Albatross migrate thousands of kilometres.

Magnets and the mystery of migration

How do migrating birds travelling thousands of kilometres find their way?

How do migrating birds travelling thousands of kilometres find their way? This has been a much studied topic in recent years. The more the question is studied, the more the complex the answer appears to be.

It has been observed that many more birds make migratory flights when the sky is clear than when it is cloudy, leaving scientists to conclude that the sky must be a navigational aid. Studies conducted in planetarium type buildings have verified that birds can indeed orient themselves to the sun or to certain star formations. It has even been determined that they have some sort of internal clock that allows them to compensate for the movement of the sun (or stars) as the day (or night) passes. But some birds were observed migrating during poorer whether when no sky was visible at all. How did they know which way to go?

Some birds apparently use a combination of factors. A study involving Blue-winged Teal showed that they had the ability to use familiar landmarks to determine their direction and then orient themselves relative to the wind. They then flew such that the wind remained in that same relative direction (works fine as long as the wind doesn’t change direction en route).

Experiments with some species of pigeons indicate that they have built-in compasses which allow them to detect the earth’s magnetic field. When tiny magnets were affixed to their heads they became totally disoriented.

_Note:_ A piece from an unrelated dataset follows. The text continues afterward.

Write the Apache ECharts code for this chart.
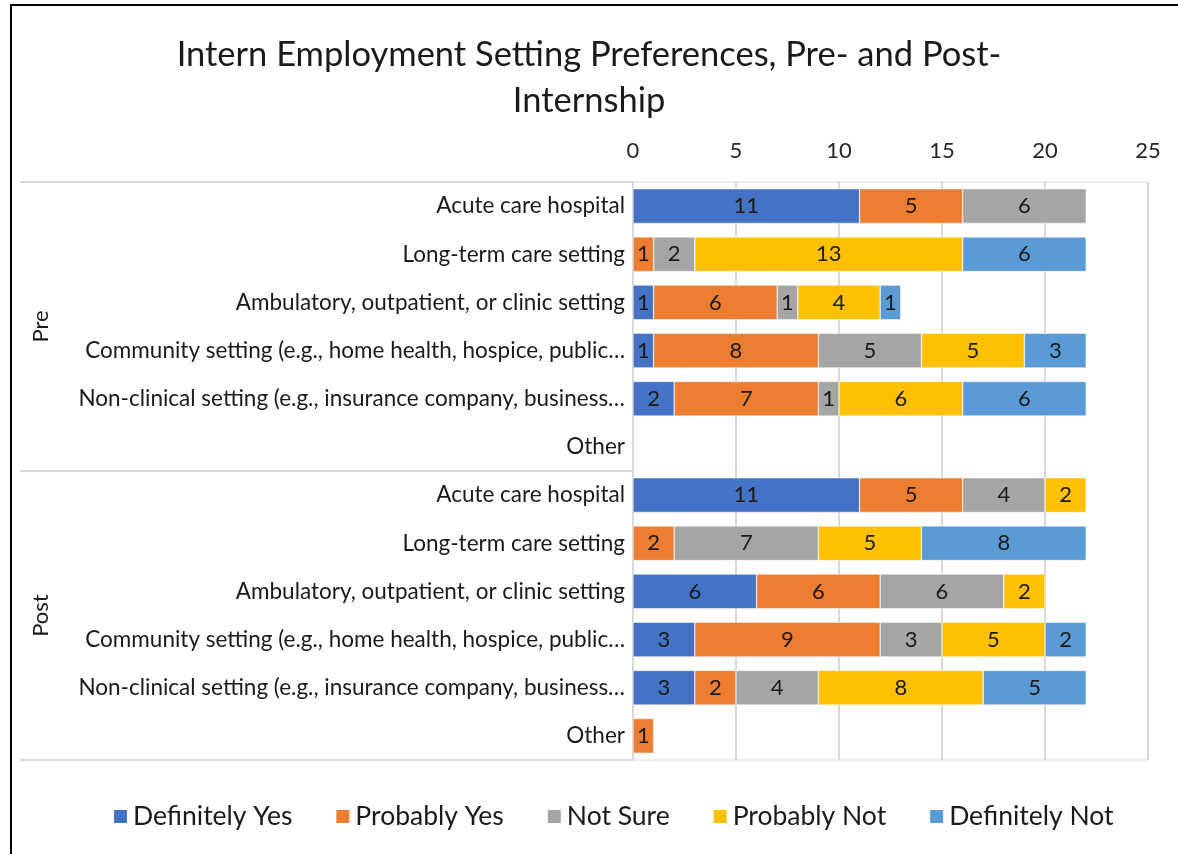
<!DOCTYPE html>
<html>
<head>
<meta charset="utf-8">
<script src="https://cdn.jsdelivr.net/npm/echarts@6/dist/echarts.min.js"></script>
<style>html,body{margin:0;padding:0;background:#fff}#c{width:1178px;height:854px}</style>
</head>
<body>
<div id="c"></div>
<script>
const groups = ['Pre', 'Post'];
const settings = [
  'Acute care hospital',
  'Long-term care setting',
  'Ambulatory, outpatient, or clinic setting',
  'Community setting (e.g., home health, hospice, public…',
  'Non-clinical setting (e.g., insurance company, business…',
  'Other'
];
const seriesNames = ['Definitely Yes', 'Probably Yes', 'Not Sure', 'Probably Not', 'Definitely Not'];
const colors = ['#4472C4', '#ED7D31', '#A5A5A5', '#FFC000', '#5B9BD5'];
const xTicks = [0, 5, 10, 15, 20, 25];
// values per series, rows: Pre(6 settings) then Post(6 settings)
const definitelyYes = [11, null, 1, 1, 2, null,   11, null, 6, 3, 3, null];
const probablyYes   = [5, 1, 6, 8, 7, null,       5, 2, 6, 9, 2, 1];
const notSure       = [6, 2, 1, 5, 1, null,       4, 7, 6, 3, 4, null];
const probablyNot   = [null, 13, 4, 5, 6, null,   2, 5, 2, 5, 8, null];
const definitelyNot = [null, 6, 1, 3, 6, null,    null, 8, null, 2, 5, null];
const seriesData = [definitelyYes, probablyYes, notSure, probablyNot, definitelyNot];

const FONT = 'Lato';
const cats = [];
groups.forEach(g => settings.forEach(s => cats.push(g + '|' + s)));

const chart = echarts.init(document.getElementById('c'));
chart.setOption({
  animation: false,
  textStyle: { fontFamily: FONT },
  title: {
    text: 'Intern Employment Setting Preferences, Pre- and Post-\nInternship',
    left: 'center', top: 27,
    textStyle: { fontFamily: FONT, fontSize: 34.5, fontWeight: 'normal', color: '#1a1a1a', lineHeight: 46 }
  },
  legend: {
    bottom: 19, left: 107,
    itemWidth: 15, itemHeight: 15, itemGap: 42,
    icon: 'rect',
    textStyle: { fontFamily: FONT, fontSize: 26.5, color: '#1a1a1a' },
    data: seriesNames
  },
  grid: { left: 633, right: 30, top: 182, bottom: 94, show: true, borderColor: '#d9d9d9', borderWidth: 1 },
  xAxis: {
    type: 'value', position: 'top', min: 0, max: xTicks[xTicks.length - 1], interval: xTicks[1] - xTicks[0],
    axisLine: { show: false }, axisTick: { show: false },
    axisLabel: { fontFamily: FONT, fontSize: 22, color: '#262626', margin: 20 },
    splitLine: { lineStyle: { color: '#d9d9d9', width: 2 } }
  },
  yAxis: [{
    type: 'category', inverse: true, data: cats,
    axisLine: { lineStyle: { color: '#d9d9d9', width: 2 } }, axisTick: { show: false },
    axisLabel: { fontFamily: FONT, fontSize: 22.5, color: '#1a1a1a', margin: 8,
      formatter: v => v.split('|')[1] }
  }, {
    type: 'category', inverse: true, data: groups, position: 'left', offset: 613,
    axisLine: { show: false },
    axisTick: { show: true, inside: true, length: 613, lineStyle: { color: '#d9d9d9', width: 2 } },
    axisLabel: { inside: true, rotate: 90, fontFamily: FONT, fontSize: 22, color: '#1a1a1a', margin: 10 }
  }],
  series: seriesNames.map((n, i) => ({
    name: n, type: 'bar', stack: 'total', yAxisIndex: 0,
    barWidth: '72%',
    itemStyle: { color: colors[i], borderColor: '#fff', borderWidth: 0.5 },
    label: { show: true, position: 'inside', fontFamily: FONT, fontSize: 22, color: '#1a1a1a' },
    data: seriesData[i]
  })),
  graphic: [{
    type: 'rect', shape: { x: 11, y: 5, width: 1200, height: 900 },
    style: { fill: 'none', stroke: '#000', lineWidth: 2 }, silent: true
  }]
});
</script>
</body>
</html>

There is also evidence to suggest that some birds can hear extremely low frequency sounds, such sounds can be heard over very long distances. A bird flying north through the prairies might be able to here the wind in the Rockies off to the left and the waves pounding on the coast to the east. Some birds apparently use much more “low-tech” methods, they merely follow coastlines or major river valleys.

While all of these methods would be of assistance in determining general direction, none are specific enough to allow a bird to return to the same small lake or the same field or the same nest in the same tree year after year. It would seem that the navigational aids get them close and then memory and familiar landmarks do the rest.

But how do we explain some birds’ ability to get “home” under circumstances other than traditional migratory flights? How do homing pigeons get home? Experiments have been conducted with birds other than pigeons. One such experiment involved a Laysan Albatross removed from its nest on Midway Island west of Hawaii and released in Washington State. Ten days later it was back on its nest, having made a 5,000 km journey across a featureless ocean. It is not completely understood how birds can navigate across unfamiliar territory in unfamiliar directions. Research continues.